Hochstein’in Lübnanlı yetkililere bunun gaz üretiminin başlangıcı olmadığını, ancak pompalamanın sondaj operasyonunun önemli bir parçası olduğunu ilettiği ifade edildi.
Lübnan’daki Hizbullah Genel Sekreteri Hasan Nasrallah, Lübnan ile İsrail arasındaki tartışmalı deniz sınırına ilişkin müzakereleri takip ettiklerini, Lübnan’ın taleplerinin karşılanmaması halinde Kariş Doğal Gaz Sahası’nı hedef alacaklarını söylemişti.
Nasrallah, “Gözlerimiz ve füzelerimiz Kariş sahasında. Deniz sınırının çizilmesine ilişkin müzakerelerin gidişatını izliyoruz” yönünde açıklamada bulunmuştu.
İSRAİL İLE LÜBNAN ARASINDAKİ DENİZ SINIRI ANLAŞMAZLIĞI
İsrail ile Lübnan arasında yaklaşık 860 kilometrekarelik deniz sahası anlaşmazlığı bulunuyor.
İki ülke de bu bölgenin kıta sahanlığında hak iddia ediyor. İsrail, Lübnan hükümetinin lisanslama sürecine başladığı 5 bloktan üçünün İsrail kıta sahanlığı sınır bölgesinde yer aldığını öne sürüyor. Lübnan tarafı ise tartışmalı bölgenin 2 bin 290 kilometrekare olduğunu savunuyor.
Lübnan Cumhurbaşkanı Mişel Avn, İsrail ile bir yıldır askıda olan dolaylı müzakerelere yeniden başlanması için 14 Haziran’da, arabulucu ABD’li diplomat Amos Hochstein ile bir araya gelmişti.

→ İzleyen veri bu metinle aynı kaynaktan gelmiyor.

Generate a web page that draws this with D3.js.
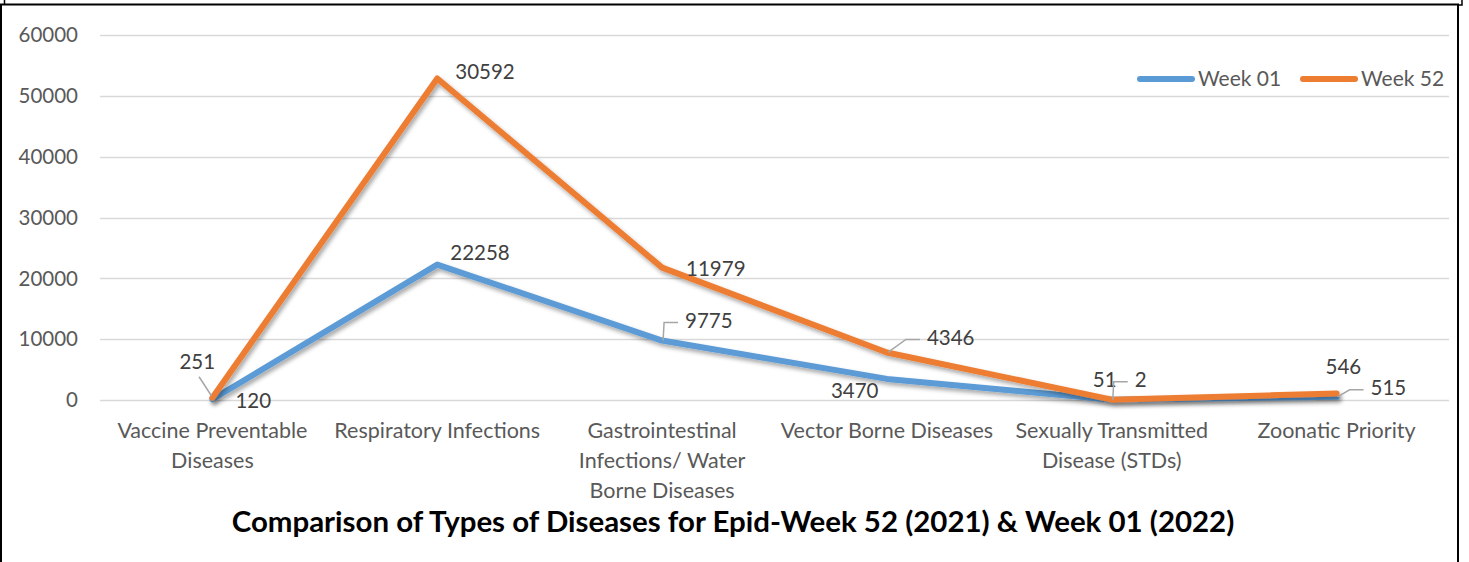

Hochstein, son olarak 9 Eylül’de Beyrut’ta bazı temaslarda bulunmuş ve anlaşmaya varılması hususunda iyimser olduğunu ifade etmişti. Lübnan Cumhurbaşkanı da 19 Eylül’de İsrail ile müzakerelerde son aşamaya gelindiğini, teknik detaylar üzerinde görüşmelerin yapıldığını belirtmişti.
Lübnan ve İsrail, deniz sınırının çizilmesi konusunda 2 Ekim’de ABD’den gelen “yazılı teklifi” teslim aldıklarını açıklamıştı.

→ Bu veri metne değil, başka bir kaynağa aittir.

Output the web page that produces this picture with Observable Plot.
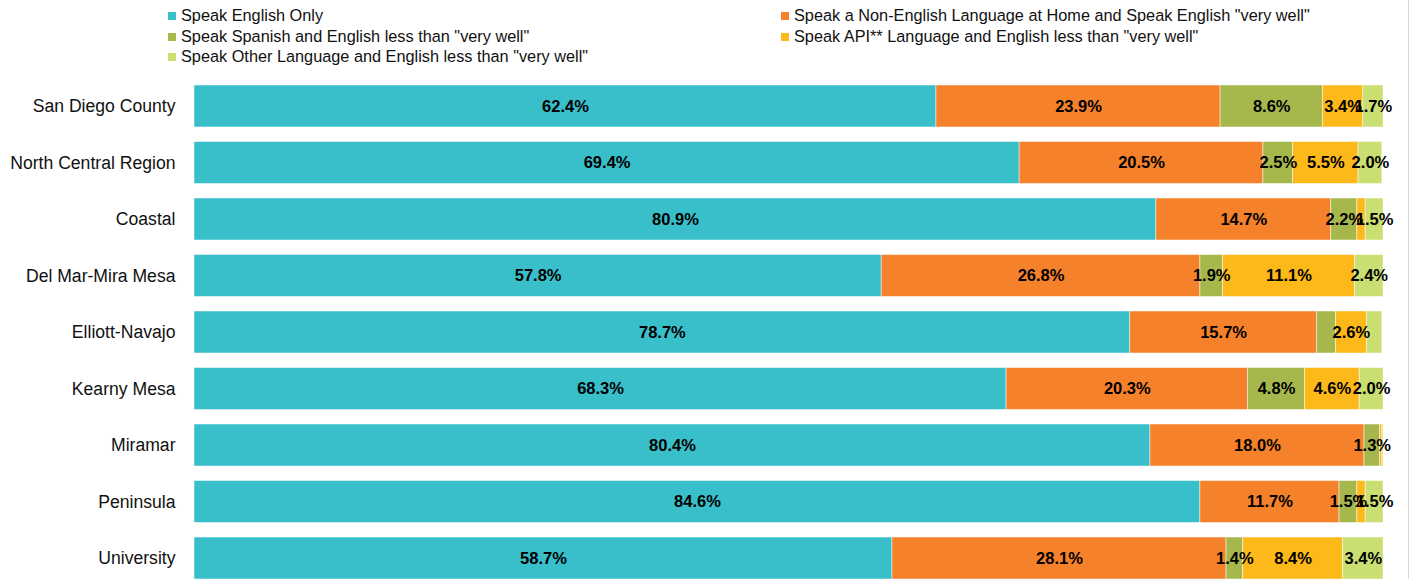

Lübnan, ABD’den gelen yazılı teklife 4 Ekim’de “bazı değişikliklerin talep edildiğini” içeren bir yanıt verildiğini duyurmuştu.
İsrail Başbakanı Yair Lapid’in anlaşma taslağında Beyrut’un değişiklik taleplerini reddettiği bildirilmişti.
İsrailli bir siyasi kaynak, “Başbakan Lapid’in, Lübnan’ın anlaşma metninde yapılmasını istediği değişiklikleri kabul etmediğini ve müzakere ekibine bunları reddetmesi talimatı verdiğini” belirtmişti.
İsrail Savunma Bakanı Benny Gantz da katıldığı bir askeri törende, “Eğer Hizbullah, altyapımıza, egemenliğimize bir zarar vermek ister Lübnan’ın ödeyeceği askeri bedel ağır olur” demişti.
ANLAŞMADA İKİ KONU ÜZERİNDE İHTİLAF VAR
İsrail, “duba çizgisi” olarak isimlendirdiği hattın anlaşmaya “uluslararası deniz sınırının çizilmesi” şeklinde geçmesini istiyor. Buna karşın Lübnan’ın anlaşmada bunun bir “uluslararası sınırın çizilmesi” değil “sınırdaki çatışmanın sona ermesi” şeklinde yer almasını istediği aktarılmıştı.
Ayrıca, anlaşmanın son taslağında, Lübnan’ın Kana doğal gaz sahasında Total şirketiyle çalışacağı, İsrail’in buradan elde edilecek gelirlerden alacağı payı Total şirketiyle müzakere etmesi öngörülüyordu. Ancak İsrailli siyasi kaynağa göre, Lübnan’ın İsrail’in Total şirketiyle yapacağı müzakerelere katılmak istediği ve bu müzakerelerde onay hakkı istediği kaydedilmişti.